Copy out the data exactly, leaving the pictures behind.

--- START Source data ---

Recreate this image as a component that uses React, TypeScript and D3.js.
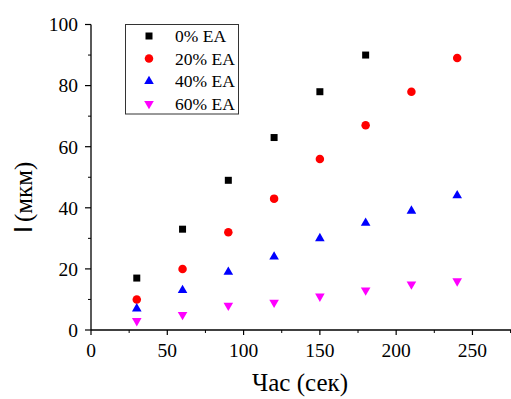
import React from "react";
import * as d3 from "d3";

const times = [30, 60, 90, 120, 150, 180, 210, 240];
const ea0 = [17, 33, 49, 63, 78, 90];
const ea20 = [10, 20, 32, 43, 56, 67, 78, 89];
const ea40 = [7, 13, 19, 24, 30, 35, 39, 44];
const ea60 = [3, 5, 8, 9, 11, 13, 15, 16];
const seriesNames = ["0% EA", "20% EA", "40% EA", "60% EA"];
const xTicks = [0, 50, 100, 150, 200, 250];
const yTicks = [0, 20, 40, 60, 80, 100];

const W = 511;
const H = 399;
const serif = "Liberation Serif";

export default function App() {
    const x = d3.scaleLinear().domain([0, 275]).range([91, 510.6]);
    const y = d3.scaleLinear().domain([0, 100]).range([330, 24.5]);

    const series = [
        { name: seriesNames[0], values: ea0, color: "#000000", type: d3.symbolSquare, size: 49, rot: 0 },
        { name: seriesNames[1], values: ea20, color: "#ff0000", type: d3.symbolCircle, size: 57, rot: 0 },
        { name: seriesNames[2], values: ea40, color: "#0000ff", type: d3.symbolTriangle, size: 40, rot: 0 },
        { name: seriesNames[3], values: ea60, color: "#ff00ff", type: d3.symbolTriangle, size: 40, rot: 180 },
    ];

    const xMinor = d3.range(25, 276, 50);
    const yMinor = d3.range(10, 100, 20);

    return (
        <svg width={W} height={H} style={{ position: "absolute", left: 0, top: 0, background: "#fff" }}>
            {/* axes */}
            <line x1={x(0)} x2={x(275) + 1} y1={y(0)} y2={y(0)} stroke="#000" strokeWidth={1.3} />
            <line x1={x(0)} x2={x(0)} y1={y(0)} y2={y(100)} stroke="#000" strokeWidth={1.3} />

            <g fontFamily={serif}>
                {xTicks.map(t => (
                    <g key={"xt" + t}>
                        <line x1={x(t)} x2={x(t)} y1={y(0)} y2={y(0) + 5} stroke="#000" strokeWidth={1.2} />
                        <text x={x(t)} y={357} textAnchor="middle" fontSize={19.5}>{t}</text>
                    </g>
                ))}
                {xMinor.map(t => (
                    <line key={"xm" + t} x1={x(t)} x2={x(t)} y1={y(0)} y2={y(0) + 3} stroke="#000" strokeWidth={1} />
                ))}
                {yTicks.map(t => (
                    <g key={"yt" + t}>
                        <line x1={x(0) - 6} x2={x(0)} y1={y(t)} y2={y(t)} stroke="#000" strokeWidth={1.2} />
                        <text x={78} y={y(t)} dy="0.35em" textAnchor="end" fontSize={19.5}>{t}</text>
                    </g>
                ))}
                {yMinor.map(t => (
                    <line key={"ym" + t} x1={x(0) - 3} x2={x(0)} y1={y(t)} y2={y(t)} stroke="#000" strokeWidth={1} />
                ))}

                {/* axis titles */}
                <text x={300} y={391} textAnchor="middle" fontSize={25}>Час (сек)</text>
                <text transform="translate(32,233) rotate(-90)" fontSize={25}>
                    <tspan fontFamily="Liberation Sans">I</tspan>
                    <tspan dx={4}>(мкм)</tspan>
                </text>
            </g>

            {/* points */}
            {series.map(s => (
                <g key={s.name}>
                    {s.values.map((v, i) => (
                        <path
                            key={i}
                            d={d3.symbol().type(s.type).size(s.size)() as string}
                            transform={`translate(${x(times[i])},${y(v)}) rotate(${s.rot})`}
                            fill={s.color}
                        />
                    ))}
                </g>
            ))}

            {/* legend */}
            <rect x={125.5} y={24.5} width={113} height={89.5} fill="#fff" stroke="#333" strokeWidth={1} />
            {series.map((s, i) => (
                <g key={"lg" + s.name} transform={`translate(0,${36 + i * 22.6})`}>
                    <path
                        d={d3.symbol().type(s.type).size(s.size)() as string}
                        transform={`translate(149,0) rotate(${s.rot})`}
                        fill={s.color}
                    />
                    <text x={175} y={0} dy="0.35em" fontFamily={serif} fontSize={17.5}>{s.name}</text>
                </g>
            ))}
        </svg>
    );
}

--- END Source data ---

◆ Task result:
Recreate this image as a component that uses React, TypeScript and D3.js.
import React from "react";
import * as d3 from "d3";

const times = [30, 60, 90, 120, 150, 180, 210, 240];
const ea0 = [17, 33, 49, 63, 78, 90];
const ea20 = [10, 20, 32, 43, 56, 67, 78, 89];
const ea40 = [7, 13, 19, 24, 30, 35, 39, 44];
const ea60 = [3, 5, 8, 9, 11, 13, 15, 16];
const seriesNames = ["0% EA", "20% EA", "40% EA", "60% EA"];
const xTicks = [0, 50, 100, 150, 200, 250];
const yTicks = [0, 20, 40, 60, 80, 100];

const W = 511;
const H = 399;
const serif = "Liberation Serif";

export default function App() {
    const x = d3.scaleLinear().domain([0, 275]).range([91, 510.6]);
    const y = d3.scaleLinear().domain([0, 100]).range([330, 24.5]);

    const series = [
        { name: seriesNames[0], values: ea0, color: "#000000", type: d3.symbolSquare, size: 49, rot: 0 },
        { name: seriesNames[1], values: ea20, color: "#ff0000", type: d3.symbolCircle, size: 57, rot: 0 },
        { name: seriesNames[2], values: ea40, color: "#0000ff", type: d3.symbolTriangle, size: 40, rot: 0 },
        { name: seriesNames[3], values: ea60, color: "#ff00ff", type: d3.symbolTriangle, size: 40, rot: 180 },
    ];

    const xMinor = d3.range(25, 276, 50);
    const yMinor = d3.range(10, 100, 20);

    return (
        <svg width={W} height={H} style={{ position: "absolute", left: 0, top: 0, background: "#fff" }}>
            {/* axes */}
            <line x1={x(0)} x2={x(275) + 1} y1={y(0)} y2={y(0)} stroke="#000" strokeWidth={1.3} />
            <line x1={x(0)} x2={x(0)} y1={y(0)} y2={y(100)} stroke="#000" strokeWidth={1.3} />

            <g fontFamily={serif}>
                {xTicks.map(t => (
                    <g key={"xt" + t}>
                        <line x1={x(t)} x2={x(t)} y1={y(0)} y2={y(0) + 5} stroke="#000" strokeWidth={1.2} />
                        <text x={x(t)} y={357} textAnchor="middle" fontSize={19.5}>{t}</text>
                    </g>
                ))}
                {xMinor.map(t => (
                    <line key={"xm" + t} x1={x(t)} x2={x(t)} y1={y(0)} y2={y(0) + 3} stroke="#000" strokeWidth={1} />
                ))}
                {yTicks.map(t => (
                    <g key={"yt" + t}>
                        <line x1={x(0) - 6} x2={x(0)} y1={y(t)} y2={y(t)} stroke="#000" strokeWidth={1.2} />
                        <text x={78} y={y(t)} dy="0.35em" textAnchor="end" fontSize={19.5}>{t}</text>
                    </g>
                ))}
                {yMinor.map(t => (
                    <line key={"ym" + t} x1={x(0) - 3} x2={x(0)} y1={y(t)} y2={y(t)} stroke="#000" strokeWidth={1} />
                ))}

                {/* axis titles */}
                <text x={300} y={391} textAnchor="middle" fontSize={25}>Час (сек)</text>
                <text transform="translate(32,233) rotate(-90)" fontSize={25}>
                    <tspan fontFamily="Liberation Sans">I</tspan>
                    <tspan dx={4}>(мкм)</tspan>
                </text>
            </g>

            {/* points */}
            {series.map(s => (
                <g key={s.name}>
                    {s.values.map((v, i) => (
                        <path
                            key={i}
                            d={d3.symbol().type(s.type).size(s.size)() as string}
                            transform={`translate(${x(times[i])},${y(v)}) rotate(${s.rot})`}
                            fill={s.color}
                        />
                    ))}
                </g>
            ))}

            {/* legend */}
            <rect x={125.5} y={24.5} width={113} height={89.5} fill="#fff" stroke="#333" strokeWidth={1} />
            {series.map((s, i) => (
                <g key={"lg" + s.name} transform={`translate(0,${36 + i * 22.6})`}>
                    <path
                        d={d3.symbol().type(s.type).size(s.size)() as string}
                        transform={`translate(149,0) rotate(${s.rot})`}
                        fill={s.color}
                    />
                    <text x={175} y={0} dy="0.35em" fontFamily={serif} fontSize={17.5}>{s.name}</text>
                </g>
            ))}
        </svg>
    );
}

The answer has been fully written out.